Problem to solve. Each record needs to be echoed exactly; can you do that?

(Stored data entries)
****

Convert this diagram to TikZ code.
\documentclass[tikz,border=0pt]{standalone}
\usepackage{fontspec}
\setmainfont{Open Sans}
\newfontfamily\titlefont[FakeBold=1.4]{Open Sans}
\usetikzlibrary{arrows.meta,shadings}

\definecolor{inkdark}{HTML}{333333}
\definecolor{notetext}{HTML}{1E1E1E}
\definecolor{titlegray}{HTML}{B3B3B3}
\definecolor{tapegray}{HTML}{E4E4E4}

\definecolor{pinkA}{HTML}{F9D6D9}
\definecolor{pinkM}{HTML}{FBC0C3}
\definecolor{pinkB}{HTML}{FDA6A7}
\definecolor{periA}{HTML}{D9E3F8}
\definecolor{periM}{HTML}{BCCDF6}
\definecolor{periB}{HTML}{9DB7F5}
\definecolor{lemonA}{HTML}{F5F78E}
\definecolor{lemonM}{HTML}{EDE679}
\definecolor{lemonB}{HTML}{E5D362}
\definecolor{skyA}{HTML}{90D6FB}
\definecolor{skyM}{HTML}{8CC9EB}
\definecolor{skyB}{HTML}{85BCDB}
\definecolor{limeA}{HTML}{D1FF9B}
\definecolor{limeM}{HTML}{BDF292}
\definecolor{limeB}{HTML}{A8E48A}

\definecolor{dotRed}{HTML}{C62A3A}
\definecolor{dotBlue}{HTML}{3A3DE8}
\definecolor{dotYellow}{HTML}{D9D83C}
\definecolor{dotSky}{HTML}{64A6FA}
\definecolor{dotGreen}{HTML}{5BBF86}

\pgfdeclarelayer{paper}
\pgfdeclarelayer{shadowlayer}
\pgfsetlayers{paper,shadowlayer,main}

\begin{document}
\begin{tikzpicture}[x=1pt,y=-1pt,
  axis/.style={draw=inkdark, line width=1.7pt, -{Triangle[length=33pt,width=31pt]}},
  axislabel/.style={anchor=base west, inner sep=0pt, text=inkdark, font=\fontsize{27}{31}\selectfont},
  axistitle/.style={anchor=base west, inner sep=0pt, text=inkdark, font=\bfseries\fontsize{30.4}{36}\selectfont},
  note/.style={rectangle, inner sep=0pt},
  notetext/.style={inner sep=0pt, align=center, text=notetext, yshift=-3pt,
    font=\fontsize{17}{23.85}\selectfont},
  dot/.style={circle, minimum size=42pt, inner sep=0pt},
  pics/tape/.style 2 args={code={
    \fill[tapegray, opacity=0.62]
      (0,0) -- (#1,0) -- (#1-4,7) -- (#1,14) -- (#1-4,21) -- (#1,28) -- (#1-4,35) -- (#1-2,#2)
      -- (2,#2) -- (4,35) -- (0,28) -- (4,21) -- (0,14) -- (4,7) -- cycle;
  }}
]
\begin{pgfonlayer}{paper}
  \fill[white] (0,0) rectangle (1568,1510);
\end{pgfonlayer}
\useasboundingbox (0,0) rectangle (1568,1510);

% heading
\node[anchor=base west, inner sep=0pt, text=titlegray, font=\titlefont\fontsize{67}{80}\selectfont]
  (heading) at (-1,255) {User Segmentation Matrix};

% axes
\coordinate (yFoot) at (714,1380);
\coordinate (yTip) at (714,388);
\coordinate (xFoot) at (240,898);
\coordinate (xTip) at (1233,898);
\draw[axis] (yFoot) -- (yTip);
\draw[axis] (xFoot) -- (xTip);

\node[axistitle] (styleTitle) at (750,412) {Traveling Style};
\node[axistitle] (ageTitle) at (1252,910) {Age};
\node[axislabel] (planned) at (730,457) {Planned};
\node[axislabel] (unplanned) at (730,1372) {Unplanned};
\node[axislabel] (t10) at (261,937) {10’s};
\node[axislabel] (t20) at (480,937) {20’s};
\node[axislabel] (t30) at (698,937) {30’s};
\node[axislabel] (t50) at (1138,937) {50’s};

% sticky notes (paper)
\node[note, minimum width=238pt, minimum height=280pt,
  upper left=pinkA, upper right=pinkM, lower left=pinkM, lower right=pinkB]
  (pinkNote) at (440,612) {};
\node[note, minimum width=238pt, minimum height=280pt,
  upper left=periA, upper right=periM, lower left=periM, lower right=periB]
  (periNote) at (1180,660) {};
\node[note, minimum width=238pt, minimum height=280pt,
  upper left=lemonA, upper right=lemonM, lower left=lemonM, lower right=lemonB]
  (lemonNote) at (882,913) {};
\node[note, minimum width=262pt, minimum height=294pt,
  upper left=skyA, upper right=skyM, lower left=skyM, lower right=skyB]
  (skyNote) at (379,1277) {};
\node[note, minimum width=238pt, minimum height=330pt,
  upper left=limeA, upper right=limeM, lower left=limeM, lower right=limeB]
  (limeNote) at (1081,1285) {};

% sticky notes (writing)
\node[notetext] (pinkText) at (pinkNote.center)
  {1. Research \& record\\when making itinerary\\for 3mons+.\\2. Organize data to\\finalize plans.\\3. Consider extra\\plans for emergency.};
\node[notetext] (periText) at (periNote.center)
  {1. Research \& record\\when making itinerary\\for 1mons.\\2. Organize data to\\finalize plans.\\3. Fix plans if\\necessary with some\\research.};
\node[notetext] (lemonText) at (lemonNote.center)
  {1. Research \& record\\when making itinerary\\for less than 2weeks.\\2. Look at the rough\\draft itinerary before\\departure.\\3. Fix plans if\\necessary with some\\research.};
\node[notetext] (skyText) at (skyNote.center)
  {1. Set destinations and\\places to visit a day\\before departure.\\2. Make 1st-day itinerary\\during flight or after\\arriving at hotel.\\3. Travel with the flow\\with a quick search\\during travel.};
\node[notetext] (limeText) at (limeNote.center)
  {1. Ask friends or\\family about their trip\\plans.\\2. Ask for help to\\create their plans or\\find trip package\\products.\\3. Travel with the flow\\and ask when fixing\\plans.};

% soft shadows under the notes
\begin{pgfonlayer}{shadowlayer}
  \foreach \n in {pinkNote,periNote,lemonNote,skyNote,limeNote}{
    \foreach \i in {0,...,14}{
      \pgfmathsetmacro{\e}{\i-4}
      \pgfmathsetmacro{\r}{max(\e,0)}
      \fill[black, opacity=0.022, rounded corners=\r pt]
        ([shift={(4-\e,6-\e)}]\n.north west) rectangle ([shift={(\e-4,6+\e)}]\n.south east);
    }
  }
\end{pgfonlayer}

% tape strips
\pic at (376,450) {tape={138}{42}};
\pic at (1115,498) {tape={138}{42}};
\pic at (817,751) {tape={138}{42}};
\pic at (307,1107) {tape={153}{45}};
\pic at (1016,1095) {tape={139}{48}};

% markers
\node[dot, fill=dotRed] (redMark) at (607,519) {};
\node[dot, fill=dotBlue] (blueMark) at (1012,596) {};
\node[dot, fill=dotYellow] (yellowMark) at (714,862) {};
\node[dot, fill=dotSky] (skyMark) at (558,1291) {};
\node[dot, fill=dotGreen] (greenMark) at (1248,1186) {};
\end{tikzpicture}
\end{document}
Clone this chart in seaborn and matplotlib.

****

Output for this task.
Convert this diagram to TikZ code.
\documentclass[tikz,border=0pt]{standalone}
\usepackage{fontspec}
\setmainfont{Open Sans}
\newfontfamily\titlefont[FakeBold=1.4]{Open Sans}
\usetikzlibrary{arrows.meta,shadings}

\definecolor{inkdark}{HTML}{333333}
\definecolor{notetext}{HTML}{1E1E1E}
\definecolor{titlegray}{HTML}{B3B3B3}
\definecolor{tapegray}{HTML}{E4E4E4}

\definecolor{pinkA}{HTML}{F9D6D9}
\definecolor{pinkM}{HTML}{FBC0C3}
\definecolor{pinkB}{HTML}{FDA6A7}
\definecolor{periA}{HTML}{D9E3F8}
\definecolor{periM}{HTML}{BCCDF6}
\definecolor{periB}{HTML}{9DB7F5}
\definecolor{lemonA}{HTML}{F5F78E}
\definecolor{lemonM}{HTML}{EDE679}
\definecolor{lemonB}{HTML}{E5D362}
\definecolor{skyA}{HTML}{90D6FB}
\definecolor{skyM}{HTML}{8CC9EB}
\definecolor{skyB}{HTML}{85BCDB}
\definecolor{limeA}{HTML}{D1FF9B}
\definecolor{limeM}{HTML}{BDF292}
\definecolor{limeB}{HTML}{A8E48A}

\definecolor{dotRed}{HTML}{C62A3A}
\definecolor{dotBlue}{HTML}{3A3DE8}
\definecolor{dotYellow}{HTML}{D9D83C}
\definecolor{dotSky}{HTML}{64A6FA}
\definecolor{dotGreen}{HTML}{5BBF86}

\pgfdeclarelayer{paper}
\pgfdeclarelayer{shadowlayer}
\pgfsetlayers{paper,shadowlayer,main}

\begin{document}
\begin{tikzpicture}[x=1pt,y=-1pt,
  axis/.style={draw=inkdark, line width=1.7pt, -{Triangle[length=33pt,width=31pt]}},
  axislabel/.style={anchor=base west, inner sep=0pt, text=inkdark, font=\fontsize{27}{31}\selectfont},
  axistitle/.style={anchor=base west, inner sep=0pt, text=inkdark, font=\bfseries\fontsize{30.4}{36}\selectfont},
  note/.style={rectangle, inner sep=0pt},
  notetext/.style={inner sep=0pt, align=center, text=notetext, yshift=-3pt,
    font=\fontsize{17}{23.85}\selectfont},
  dot/.style={circle, minimum size=42pt, inner sep=0pt},
  pics/tape/.style 2 args={code={
    \fill[tapegray, opacity=0.62]
      (0,0) -- (#1,0) -- (#1-4,7) -- (#1,14) -- (#1-4,21) -- (#1,28) -- (#1-4,35) -- (#1-2,#2)
      -- (2,#2) -- (4,35) -- (0,28) -- (4,21) -- (0,14) -- (4,7) -- cycle;
  }}
]
\begin{pgfonlayer}{paper}
  \fill[white] (0,0) rectangle (1568,1510);
\end{pgfonlayer}
\useasboundingbox (0,0) rectangle (1568,1510);

% heading
\node[anchor=base west, inner sep=0pt, text=titlegray, font=\titlefont\fontsize{67}{80}\selectfont]
  (heading) at (-1,255) {User Segmentation Matrix};

% axes
\coordinate (yFoot) at (714,1380);
\coordinate (yTip) at (714,388);
\coordinate (xFoot) at (240,898);
\coordinate (xTip) at (1233,898);
\draw[axis] (yFoot) -- (yTip);
\draw[axis] (xFoot) -- (xTip);

\node[axistitle] (styleTitle) at (750,412) {Traveling Style};
\node[axistitle] (ageTitle) at (1252,910) {Age};
\node[axislabel] (planned) at (730,457) {Planned};
\node[axislabel] (unplanned) at (730,1372) {Unplanned};
\node[axislabel] (t10) at (261,937) {10’s};
\node[axislabel] (t20) at (480,937) {20’s};
\node[axislabel] (t30) at (698,937) {30’s};
\node[axislabel] (t50) at (1138,937) {50’s};

% sticky notes (paper)
\node[note, minimum width=238pt, minimum height=280pt,
  upper left=pinkA, upper right=pinkM, lower left=pinkM, lower right=pinkB]
  (pinkNote) at (440,612) {};
\node[note, minimum width=238pt, minimum height=280pt,
  upper left=periA, upper right=periM, lower left=periM, lower right=periB]
  (periNote) at (1180,660) {};
\node[note, minimum width=238pt, minimum height=280pt,
  upper left=lemonA, upper right=lemonM, lower left=lemonM, lower right=lemonB]
  (lemonNote) at (882,913) {};
\node[note, minimum width=262pt, minimum height=294pt,
  upper left=skyA, upper right=skyM, lower left=skyM, lower right=skyB]
  (skyNote) at (379,1277) {};
\node[note, minimum width=238pt, minimum height=330pt,
  upper left=limeA, upper right=limeM, lower left=limeM, lower right=limeB]
  (limeNote) at (1081,1285) {};

% sticky notes (writing)
\node[notetext] (pinkText) at (pinkNote.center)
  {1. Research \& record\\when making itinerary\\for 3mons+.\\2. Organize data to\\finalize plans.\\3. Consider extra\\plans for emergency.};
\node[notetext] (periText) at (periNote.center)
  {1. Research \& record\\when making itinerary\\for 1mons.\\2. Organize data to\\finalize plans.\\3. Fix plans if\\necessary with some\\research.};
\node[notetext] (lemonText) at (lemonNote.center)
  {1. Research \& record\\when making itinerary\\for less than 2weeks.\\2. Look at the rough\\draft itinerary before\\departure.\\3. Fix plans if\\necessary with some\\research.};
\node[notetext] (skyText) at (skyNote.center)
  {1. Set destinations and\\places to visit a day\\before departure.\\2. Make 1st-day itinerary\\during flight or after\\arriving at hotel.\\3. Travel with the flow\\with a quick search\\during travel.};
\node[notetext] (limeText) at (limeNote.center)
  {1. Ask friends or\\family about their trip\\plans.\\2. Ask for help to\\create their plans or\\find trip package\\products.\\3. Travel with the flow\\and ask when fixing\\plans.};

% soft shadows under the notes
\begin{pgfonlayer}{shadowlayer}
  \foreach \n in {pinkNote,periNote,lemonNote,skyNote,limeNote}{
    \foreach \i in {0,...,14}{
      \pgfmathsetmacro{\e}{\i-4}
      \pgfmathsetmacro{\r}{max(\e,0)}
      \fill[black, opacity=0.022, rounded corners=\r pt]
        ([shift={(4-\e,6-\e)}]\n.north west) rectangle ([shift={(\e-4,6+\e)}]\n.south east);
    }
  }
\end{pgfonlayer}

% tape strips
\pic at (376,450) {tape={138}{42}};
\pic at (1115,498) {tape={138}{42}};
\pic at (817,751) {tape={138}{42}};
\pic at (307,1107) {tape={153}{45}};
\pic at (1016,1095) {tape={139}{48}};

% markers
\node[dot, fill=dotRed] (redMark) at (607,519) {};
\node[dot, fill=dotBlue] (blueMark) at (1012,596) {};
\node[dot, fill=dotYellow] (yellowMark) at (714,862) {};
\node[dot, fill=dotSky] (skyMark) at (558,1291) {};
\node[dot, fill=dotGreen] (greenMark) at (1248,1186) {};
\end{tikzpicture}
\end{document}
Clone this chart in seaborn and matplotlib.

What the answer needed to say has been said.